TEXAS NIGHT SKY FESTIVAL 2019
The Texas Night Sky Festival took place on Saturday March 30 at the Dripping Springs Ranch Park Event Center. Science displays, indoor planetariums, story-telling, vendor booths, and fun prevailed despite the weather casting a chill and cloud cover preventing the use of the outdoor telescopes.
The festival seeks to increase appreciation of the night sky and the effects of light pollution on certain species of animals and insects. The event was sponsored by the City of Dripping Springs, The International Dark-Sky Association (IDA) Texas, and the Hays County Chapter of Texas Master Naturalist.

Hope Boatright, Communication/Marketing Specialist for the Visitors Bureau, answered questions about the new Dripping With Taste passport program and tourism.

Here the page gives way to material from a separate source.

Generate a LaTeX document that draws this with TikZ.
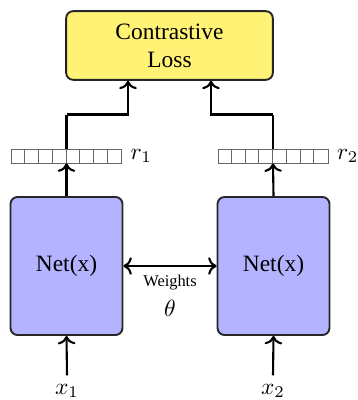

Tejas Winds Lasard “Chief” Arrida and Julie Land Bridges were on hand to tell Native American Indian stories about the night sky.

Julie Land Bridges holds a rattle that was made in the manner of native American Indians. A hollowed-out cow horn filled with rattlesnake tails.

Peter Durkin told stories about the night sky from the Northern Cheyenne Indian tradition to children, inside a specially made tepee he made in the motif of an American Flag.
Durkin also gives presentations to area schools on tepees and the lives of American Indians.